The effect of reversible inactivation of raphe nuclus on learning and memory in rats

Authors

Abstract

The role of raphe nucleus (R.N) and serotonin in some behaviors such as sleep, cognition, mood, and memory has previously been reported. The median raphe (MR) nucleus is a major serotonin-containing cell group within the brainstem and is one of the main sources of projections to the septum and hippocampus. The hippocampus is widely believed to be essential for context-conditioning learning. Moreover, the hippocampus is thought to have a temporary function in the storage of memory, because when the hippocampus is damaged, recent, but not past memories are impaired. In the present study, the effect of reversible inactivation of R.N on memory and learning was investigated using passive avoidance method.

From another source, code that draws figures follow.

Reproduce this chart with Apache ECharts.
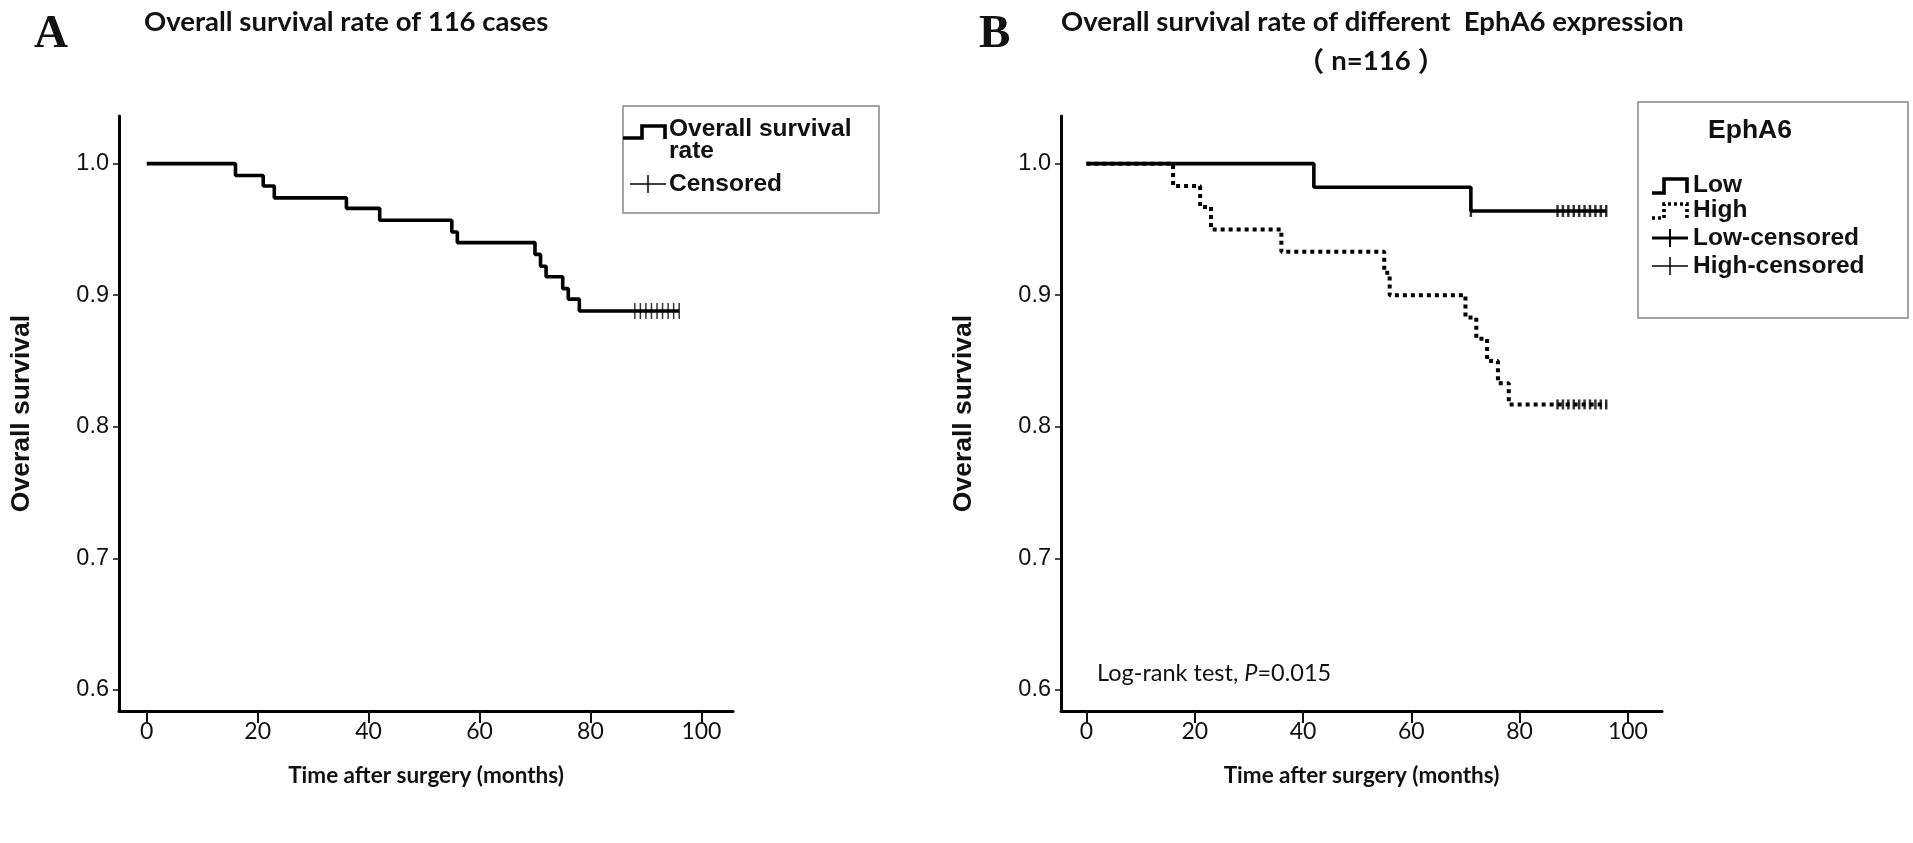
<!DOCTYPE html>
<html><head><meta charset="utf-8">
<script src="https://cdn.jsdelivr.net/npm/echarts@6/dist/echarts.min.js"></script>
<style>html,body{margin:0;padding:0;background:#fff}#c{width:1913px;height:843px}</style>
</head><body><div id="c"></div>
<script>
// ---- data ----
const xTickValues = [0, 20, 40, 60, 80, 100];
const yTickValues = [0.6, 0.7, 0.8, 0.9, 1.0];

const overallTime = [0, 16, 21, 23, 36, 42, 55, 56, 70, 71, 72, 75, 76, 78, 96];
const overallSurv = [1.0, 0.991, 0.983, 0.974, 0.966, 0.957, 0.948, 0.940, 0.931, 0.922, 0.914, 0.905, 0.897, 0.888, 0.888];
const overallCensTime = [88, 89, 90, 91, 92, 93, 94, 95, 96];
const overallCensSurv = [0.888, 0.888, 0.888, 0.888, 0.888, 0.888, 0.888, 0.888, 0.888];

const lowTime = [0, 42, 71, 96];
const lowSurv = [1.0, 0.982, 0.964, 0.964];
const lowCensTime = [71, 87, 88, 89, 90, 91, 92, 93, 94, 95, 96];
const lowCensSurv = [0.964, 0.964, 0.964, 0.964, 0.964, 0.964, 0.964, 0.964, 0.964, 0.964, 0.964];

const highTime = [0, 16, 21, 23, 36, 55, 56, 70, 72, 74, 76, 78, 96];
const highSurv = [1.0, 0.983, 0.967, 0.950, 0.933, 0.917, 0.900, 0.883, 0.867, 0.850, 0.833, 0.817, 0.817];
const highCensTime = [87, 88, 89, 90, 91, 92, 93, 94, 95, 96];
const highCensSurv = [0.817, 0.817, 0.817, 0.817, 0.817, 0.817, 0.817, 0.817, 0.817, 0.817];

const zip = (a, b) => a.map((v, i) => [v, b[i]]);

// ---- chart ----
const chart = echarts.init(document.getElementById('c'), null, {renderer: 'canvas'});
const ARIAL = '"Liberation Sans", Arial, sans-serif';
const CAL = 'Lato, "Noto Sans CJK SC", sans-serif';

function xAxisCfg(gi, min, max) {
  return {
    type: 'value', gridIndex: gi, min: min, max: max,
    name: 'Time after surgery (months)', nameLocation: 'middle', nameGap: 53,
    nameTextStyle: {fontFamily: CAL, fontWeight: 'bold', fontSize: 22.5, color: '#111'},
    axisLine: {show: true, onZero: false, lineStyle: {color: '#000', width: 3}},
    axisTick: {show: true, customValues: xTickValues, length: 12, lineStyle: {color: '#111', width: 2}},
    axisLabel: {show: true, customValues: xTickValues, margin: 9, fontFamily: CAL, fontSize: 23, color: '#111',
      formatter: v => String(v)},
    splitLine: {show: false}
  };
}
function yAxisCfg(gi) {
  return {
    type: 'value', gridIndex: gi, min: 0.584, max: 1.0362,
    name: 'Overall survival', nameLocation: 'middle', nameGap: 84,
    nameTextStyle: {fontFamily: ARIAL, fontWeight: 'bold', fontSize: 26.5, color: '#111'},
    axisLine: {show: true, onZero: false, lineStyle: {color: '#000', width: 3}},
    axisTick: {show: true, customValues: yTickValues, length: 6, lineStyle: {color: '#111', width: 1.5}},
    axisLabel: {show: true, customValues: yTickValues, margin: 10, fontFamily: ARIAL, fontSize: 23.5, color: '#111',
      formatter: v => v.toFixed(1)},
    splitLine: {show: false}
  };
}

const stepLine = (name, gi, data, dashed) => ({
  type: 'line', name: name, xAxisIndex: gi, yAxisIndex: gi, step: 'end', data: data,
  showSymbol: false, symbol: 'none', silent: true, animation: false,
  lineStyle: {color: '#000', width: dashed ? 4 : 3.6, type: dashed ? [4, 4] : 'solid', cap: 'butt'},
  itemStyle: {color: '#000'}, z: 3
});
const censor = (name, gi, data, size) => ({
  type: 'scatter', name: name, xAxisIndex: gi, yAxisIndex: gi, data: data,
  symbol: 'rect', symbolSize: size, silent: true, animation: false,
  itemStyle: {color: '#000'}, z: 4
});

const tText = (x, y, text, font, align) => ({
  type: 'text', x: x, y: y,
  style: {text: text, font: font, fill: '#111', align: align || 'left', verticalAlign: 'middle'}
});
const pl = (pts, w, dash) => ({type: 'polyline', shape: {points: pts},
  style: {stroke: '#000', lineWidth: w, fill: null, lineDash: dash || null}});

const LFONT = 'bold 24.5px ' + ARIAL;
const graphics = [
  // panel labels and titles
  tText(34, 35, 'A', 'bold 47px "Liberation Serif", serif'),
  tText(144, 22, 'Overall survival rate of 116 cases', 'bold 27.5px ' + CAL),
  tText(979, 35, 'B', 'bold 47px "Liberation Serif", serif'),
  tText(1061, 22, 'Overall survival rate of different  EphA6 expression', 'bold 27.5px ' + CAL),
  {type: 'text', x: 1371, y: 61, style: {
    text: '{p|（}{t|n=116}{p|）}', align: 'center', verticalAlign: 'middle',
    rich: {
      p: {fontFamily: '"Noto Sans CJK SC", sans-serif', fontWeight: 'bold', fontSize: 27, fill: '#111', padding: [0, 7, 0, 7]},
      t: {fontFamily: CAL, fontWeight: 'bold', fontSize: 27.5, fill: '#111'}}}},
  // log-rank
  {type: 'text', x: 1097, y: 673, style: {
    text: '{a|Log-rank test, }{b|P}{a|=0.015}', verticalAlign: 'middle',
    rich: {a: {fontFamily: CAL, fontSize: 23.5, fill: '#111'},
           b: {fontFamily: CAL, fontStyle: 'italic', fontSize: 23.5, fill: '#111'}}}},
  // legend A
  {type: 'rect', shape: {x: 623, y: 106, width: 256, height: 107}, style: {fill: null, stroke: '#888', lineWidth: 1.5}},
  pl([[623, 138], [642, 138], [642, 126], [665, 126], [665, 139]], 3.6),
  tText(669, 129, 'Overall survival', LFONT),
  tText(669, 151, 'rate', LFONT),
  pl([[630, 184], [666, 184]], 1.5),
  pl([[648, 175], [648, 193]], 1.5),
  tText(669, 184, 'Censored', LFONT),
  // legend B
  {type: 'rect', shape: {x: 1638, y: 102, width: 270, height: 216}, style: {fill: null, stroke: '#888', lineWidth: 1.5}},
  tText(1750, 131, 'EphA6', 'bold 26.5px ' + ARIAL, 'center'),
  pl([[1652, 193], [1664, 193], [1664, 179], [1687, 179], [1687, 193]], 3.6),
  tText(1693, 185, 'Low', LFONT),
  pl([[1652, 218], [1664, 218], [1664, 204], [1687, 204], [1687, 218]], 3.6, [3, 3]),
  tText(1693, 210, 'High', LFONT),
  pl([[1652, 238], [1688, 238]], 3),
  pl([[1670, 229], [1670, 247]], 2),
  tText(1693, 238, 'Low-censored', LFONT),
  pl([[1652, 266], [1688, 266]], 1.5),
  pl([[1670, 257], [1670, 275]], 1.5),
  tText(1693, 266, 'High-censored', LFONT)
];

chart.setOption({
  animation: false,
  backgroundColor: '#fff',
  grid: [
    {left: 119, right: 1180, top: 116, bottom: 132},
    {left: 1061, right: 251, top: 116, bottom: 132}
  ],
  xAxis: [xAxisCfg(0, -5.0, 105.7), xAxisCfg(1, -4.7, 106.3)],
  yAxis: [yAxisCfg(0), yAxisCfg(1)],
  series: [
    stepLine('Overall survival rate', 0, zip(overallTime, overallSurv), false),
    censor('Censored', 0, zip(overallCensTime, overallCensSurv), [1.5, 16]),
    stepLine('Low', 1, zip(lowTime, lowSurv), false),
    stepLine('High', 1, zip(highTime, highSurv), true),
    censor('Low-censored', 1, zip(lowCensTime, lowCensSurv), [2.5, 12]),
    censor('High-censored', 1, zip(highCensTime, highCensSurv), [2.5, 10])
  ],
  graphic: graphics
});
</script>
</body></html>
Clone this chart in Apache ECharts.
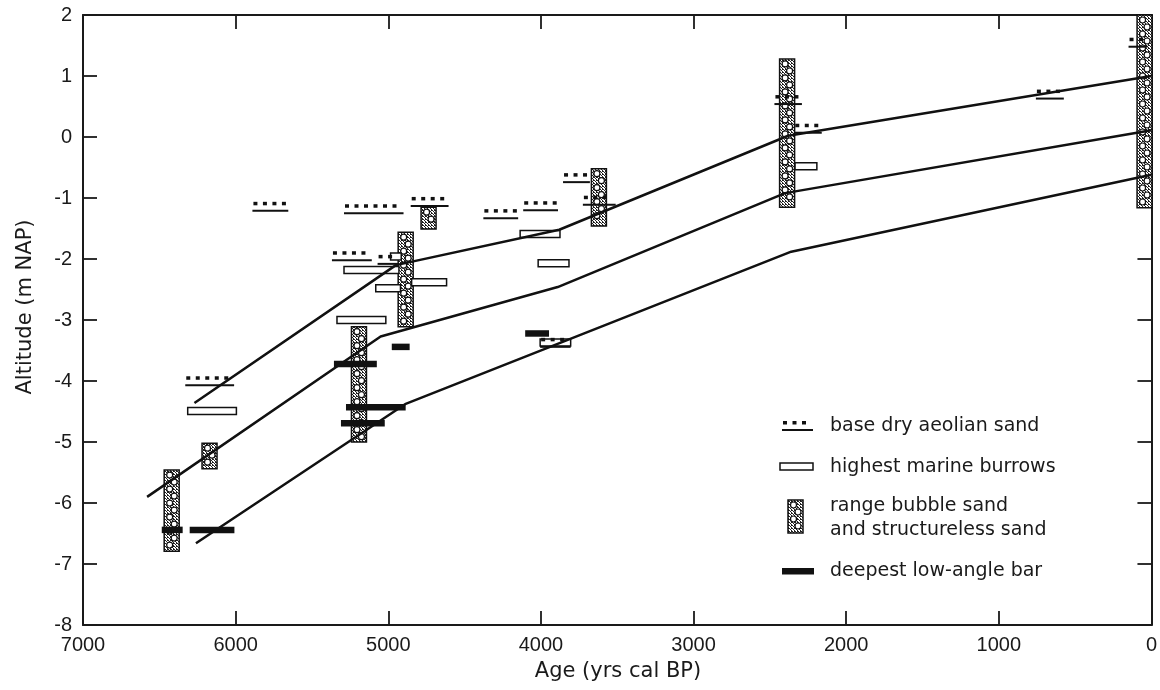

For this purpose, Wistar rats (220-250 g) were anesthetized with ketamine and cannula was implanted above the R.N according to atlas of Paxinos. Ten days after surgery, animals were divided into 4 groups. In three of the experimental groups, lidocaine (2%) was injected 0, 60, and 120 minutes after acquisition period and in 1 group, saline used as control. Forty-eight hours later, animals were placed in shuttle box and latency time before entering into the dark chamber and total duration being spent in darkness and lightness was recorded. The results indicated that the latency period before entering into the dark chamber increases up to 350%, 450% and 475% at 0, 60, and 120 minutes respectively, as compared to control group. In addition, time duration being spent in dark space reduced up to 46%, 31%, and 87% and time duration being spent in light space increased up to 64%, 100% and 90% at 0, 60, and 120 minutes as compared to control. It could be proposed that the interactions between the septo-hippocampal 5-HT and ACh in the modulation of learning and memory may be related with 5-HT-ergic origin (DRN or MRN). This study showed that injection of lidocaine (2%) into the raphe nucleus could improve learning and memory.